Lack of a research group or funding constraints might make it challenging to execute research on people with disabilities.
All projects have challenges. How someone responds to the challenges tells the interviewer a lot about the candidate and whether or not their process is collaborative or executed in a silo.
How did you communicate desired accessibility behavior to developers?
There is a great deal of accessibility behavior that can’t be conveyed in design comps because the accessibility behavior itself is not visible — it is behavior mostly exposed (or important) to assistive technology users. A non-exhaustive common list of examples that fall into this category include:
Page/screen titles
Error messaging
Primary grid navigation that triggers detailed grid updates
Button activation that triggers visual changes elsewhere on the page
Modal dialogs
Toast messages
“Click Here” and “more” links.
Designers should communicate accessibility implementation instructions that address the invisible accessibility aspects of product behavior. If they don’t, there is a distinct possibility that unless the developers are very experienced at implementing accessible products, that the product (and thus, the product experience) will not be completely accessible. This can be done as part of the design brief.
How did you make sure that your accessibility research findings were coded into the final product?
There is no right answer to this question *other* than as a good accessibility designer, you don’t throw the instructions to the developer then move on to the next design and never look at the final implemented accessibility features in the first product. This is especially true in organizations where the designers know more about accessibility than the developers.
In order to review the final product, you need to be able to intelligently discuss the use of various types of assistive technology — keyboard and alternative input devices, magnification, switches, and screen readers just to name a few. Multiple iterations involving both automated and manual accessibility are always required.
What would you do differently next time?
Again, no right answer. The clearly wrong answer is, “I wouldn’t change a thing, everything was perfect.” It is incredibly rare to have zero accessibility regrets at the end of any project. If the product contains every accessibility feature you requested, you didn’t ask for enough. There should be things you wish you could have done better or best practices that you wished you could have convinced people to adopt. The mature answer is to say, “We did a retrospective, and decided next time we would blah blah blah.” Even if you didn’t do a retrospective, just saying that wish you could have done a retrospective shows some level of maturity.
Bonus question: what is your least favorite WCAG guideline?
WCAG 2.1 Level AA has 50 guidelines. If you have worked with them for any length of time, there is always at least one that isn’t your favorite, that you find difficult to implement, or that is counter to the way you originally learned to design. Of course, candidates are expected to be able to discuss what they like about WCAG and what is important about accessibility in a portfolio review. But being able to discuss what you don’t like, didn’t go far enough, or would do differently is an extra dimension that many people don’t have a good answer for.

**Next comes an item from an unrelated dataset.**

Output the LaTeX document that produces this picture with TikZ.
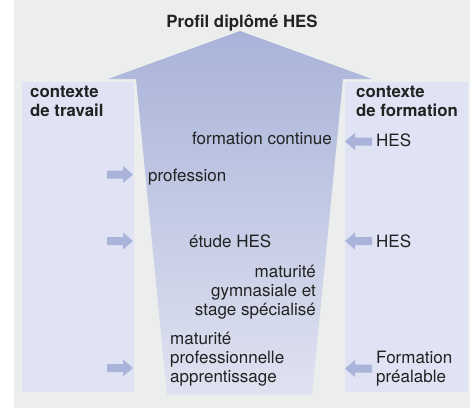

It is possible to salvage the accessibility part of your portfolio review, even if you didn’t consider accessibility while developing your portfolio designs. To accomplish that, you need to be prepared to discuss what you would have done if accessibility had been part of the product design.
I wanted to do X
But my employer/client limited me to Y
goes a long way towards explaining that you know how to design accessible experiences even though you were not in a position to do so in earlier work.